(Adds credit spread comparisons, comments from Chicago CFO and portfolio manager, upcoming Illinois bond sale)
CHICAGO, Jan 12 (Reuters) - Chicago continued to pay a hefty penalty in the U.S. municipal market on Tuesday for its budget and pension woes with the city’s $500 million bond issue priced with a top yield of 4.875 percent.
That yield for bonds due in 2038 with a 5 percent coupon is 229 basis points over Municipal Market Data’s benchmark scale for AAA-rated debt. The city’s so-called credit spread over the scale narrowed since a July bond sale, which resulted in a 252 basis-point spread for bonds due in 2039.

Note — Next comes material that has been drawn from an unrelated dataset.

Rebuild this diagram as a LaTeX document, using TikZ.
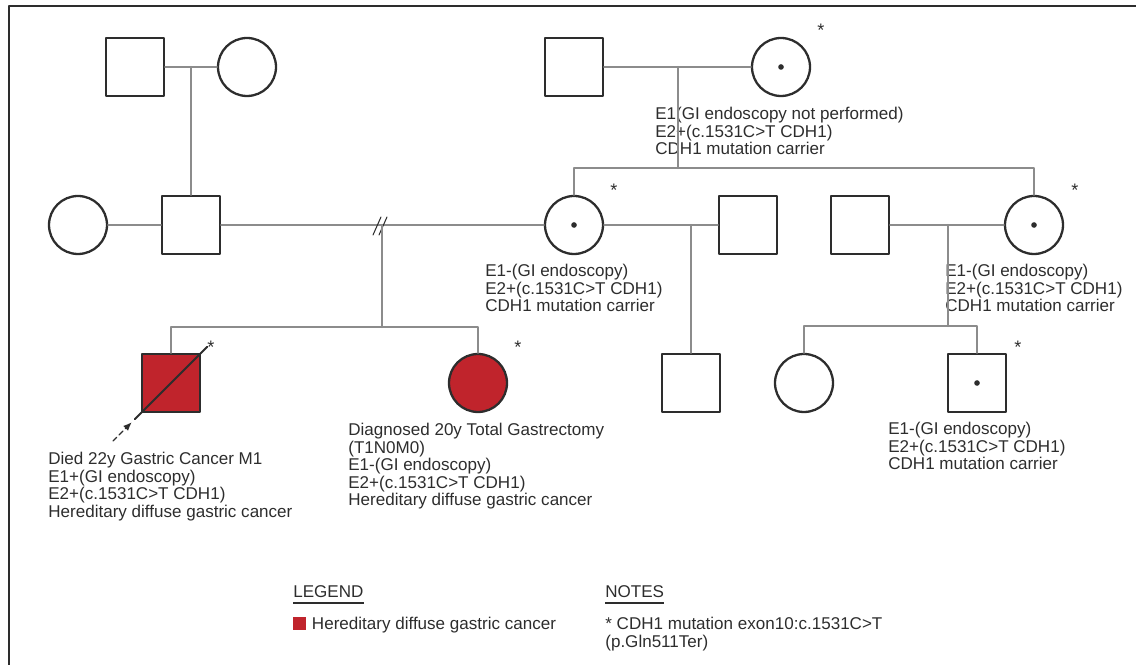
\documentclass[tikz,border=0pt]{standalone}
\usepackage{fontspec}
\setmainfont{Liberation Sans}
\usetikzlibrary{arrows.meta, calc, positioning}

\definecolor{symcol}{RGB}{45,45,45}
\definecolor{relcol}{RGB}{140,140,140}
\definecolor{txtcol}{RGB}{45,45,45}
\definecolor{hdgc}{RGB}{192,36,44}
\newcommand{\infofont}{\fontsize{9.7}{10}\selectfont}
\newcommand{\notefont}{\fontsize{10.3}{10.6}\selectfont}

\begin{document}
\begin{tikzpicture}[x=0.02cm, y=-0.02cm, >=Latex, line cap=round, line join=round,
	male/.style={draw=symcol, line width=1.3pt, minimum size=1.16cm, inner sep=0pt},
	female/.style={male, circle},
	affected/.style={fill=hdgc},
	rel/.style={draw=relcol, line width=1.2pt},
	info/.style={anchor=north west, align=left, inner sep=0pt, font=\infofont, text=txtcol},
	star/.style={inner sep=0pt, font=\notefont, text=symcol, yshift=-2.4pt}]

\useasboundingbox (0,0) rectangle (1136,665);
% frame
\draw[symcol, line width=1.1pt, line cap=butt] (9,665) -- (9,6) -- (1136,6);

% ================= Generation I =================
\node[male]   (pgf) at (135,67) {};
\node[female] (pgm) at (247,67) {};
\node[male]   (mgf) at (574,67) {};
\node[female] (mgm) at (781,67) {};
\fill[symcol] (mgm) circle (1.6pt);
\node[star] (s-mgm) at (821,26) {*};
\node[info] (t-mgm) at (655,107) {E1(GI endoscopy not performed)\\E2+(c.1531C>T CDH1)\\CDH1 mutation carrier};

% ================= Generation II =================
\node[female] (fw)  at (78,225) {};
\node[male]   (fa)  at (191,225) {};
\node[female] (mo)  at (574,225) {};
\node[male]   (mh)  at (748,225) {};
\node[male]   (ah)  at (860,225) {};
\node[female] (au)  at (1034,225) {};
\fill[symcol] (mo) circle (1.6pt);
\fill[symcol] (au) circle (1.6pt);
\node[star] (s-mo) at (614,186) {*};
\node[star] (s-au) at (1075,186) {*};
\node[info] (t-mo) at (485,264) {E1-(GI endoscopy)\\E2+(c.1531C>T CDH1)\\CDH1 mutation carrier};
\node[info] (t-au) at (945,264) {E1-(GI endoscopy)\\E2+(c.1531C>T CDH1)\\CDH1 mutation carrier};

% ================= Generation III =================
\node[male, affected]   (pb)  at (171,383) {};
\node[female, affected] (si)  at (478,383) {};
\node[male]   (hb)  at (691,383) {};
\node[female] (cf)  at (804,383) {};
\node[male]   (cm)  at (977,383) {};
\fill[symcol] (cm) circle (1.6pt);
\node[star] (s-pb) at (211,343) {*};
\node[star] (s-si) at (518,343) {*};
\node[star] (s-cm) at (1018,343) {*};
\node[info] (t-pb) at (48,452) {Died 22y Gastric Cancer M1\\E1+(GI endoscopy)\\E2+(c.1531C>T CDH1)\\Hereditary diffuse gastric cancer};
\node[info] (t-si) at (348,423) {Diagnosed 20y Total Gastrectomy\\(T1N0M0)\\E1-(GI endoscopy)\\E2+(c.1531C>T CDH1)\\Hereditary diffuse gastric cancer};
\node[info] (t-cm) at (888,422) {E1-(GI endoscopy)\\E2+(c.1531C>T CDH1)\\CDH1 mutation carrier};

% deceased + proband
\draw[symcol, line width=1.1pt] ($(pb.south west)+(-6,6)$) -- ($(pb.north east)+(6,-6)$);
\coordinate (pa) at (113,441);
\draw[symcol, line width=0.8pt, dash pattern=on 3pt off 2pt, -{Latex[length=5pt,width=4pt]}]
	(pa) -- ($(pb.south west)+(-9,9)$);

% ================= Lines of descent =================
\coordinate (m1) at (191,67);
\coordinate (m2) at (678,67);
\coordinate (s2) at (678,168);
\coordinate (m3) at (382,225);
\coordinate (s3) at (382,327);
\coordinate (m4) at (691,225);
\coordinate (m5) at (948,225);
\coordinate (s5) at (948,326);

\draw[rel] (pgf) -- (pgm);
\draw[rel] (m1) -- (fa.north);
\draw[rel] (mgf) -- (mgm);
\draw[rel] (m2) -- (s2);
\draw[rel] (mo.north) |- (s2) -| (au.north);

\draw[rel] (fw) -- (fa);
\draw[rel] (fa) -- (mo);
\draw[symcol, line width=0.6pt] (373,235) -- (381,217) (379,235) -- (387,217);
\draw[rel] (m3) -- (s3);
\draw[rel] (pb.north) |- (s3) -| (si.north);
\draw[rel] (mo) -- (mh);
\draw[rel] (m4) -- (hb.north);
\draw[rel] (ah) -- (au);
\draw[rel] (m5) -- (s5);
\draw[rel] (cf.north) |- (s5) -| (cm.north);

% ================= Legend / notes =================
\node[anchor=west, inner sep=0pt, font=\infofont, text=txtcol] (lg) at (293,592) {LEGEND};
\draw[symcol, line width=1.2pt, line cap=butt] ($(lg.south west)+(0,5)$) -- ($(lg.south east)+(0,5)$);
\node[fill=hdgc, inner sep=0pt, minimum size=0.26cm] (sw) at (299.5,623.5) {};
\node[right=3pt of sw, inner sep=0pt, font=\infofont, text=txtcol, yshift=-1pt] (lgt) {Hereditary diffuse gastric cancer};
\node[anchor=west, inner sep=0pt, font=\infofont, text=txtcol] (nt) at (605,592) {NOTES};
\draw[symcol, line width=1.2pt, line cap=butt] ($(nt.south west)+(0,5)$) -- ($(nt.south east)+(0,5)$);
\node[info] (ntt) at (605,617) {* CDH1 mutation exon10:c.1531C>T\\(p.Gln511Ter)};

\end{tikzpicture}
\end{document}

Underwriters led by Citigroup on Tuesday repriced the general obligation bonds with lower yields in several maturities, with the 2038 yield falling to 4.875 percent from an initial 4.93 percent and Monday’s premarketing level of 4.95 percent.
Chicago Chief Financial Officer Carole Brown told reporters that the deal, which resulted in an overall 4.5 percent interest rate, attracted 2.5 to 3 times more orders than there were bonds.
“They definitely found the demand they needed,” said Dan Solender, lead municipal portfolio manager at Lord Abbett. He added that the bonds’ pricing reflects market concerns over how the third-largest U.S. city will solve its fiscal problems.
While the Chicago City Council passed a phased-in, $543 million property hike in October to pay for pensions, Illinois legislative fixes to further address the city’s $20 billion unfunded pension liability remain up in the air. The city’s outsized pension burden led Moody’s Investors Service to drop Chicago’s credit rating to “junk” last year.
The city’s credit spreads are wider than Illinois’ 170 basis-point spread. Illinois, which has the lowest credit rating and worst-funded pensions among the 50 states, and is in the midst of a political standoff that has left it without a budget six months into fiscal 2016, is slated to sell $480 million of GO bonds on Thursday.
Chicago’s deal refunded $280 million of bonds for a present value savings of $14 million and restructured $220 million of bonds to push out debt service payments to free up revenue for the city’s cash-strapped budget. Mayor Rahm Emanuel has called for ending bond restructurings by 2019.
The city council on Wednesday will take up the mayor’s plan to sell more than $2 billion of new and refunding bonds to raise funds for capital projects and rid the city’s debt portfolio of variable rate bonds.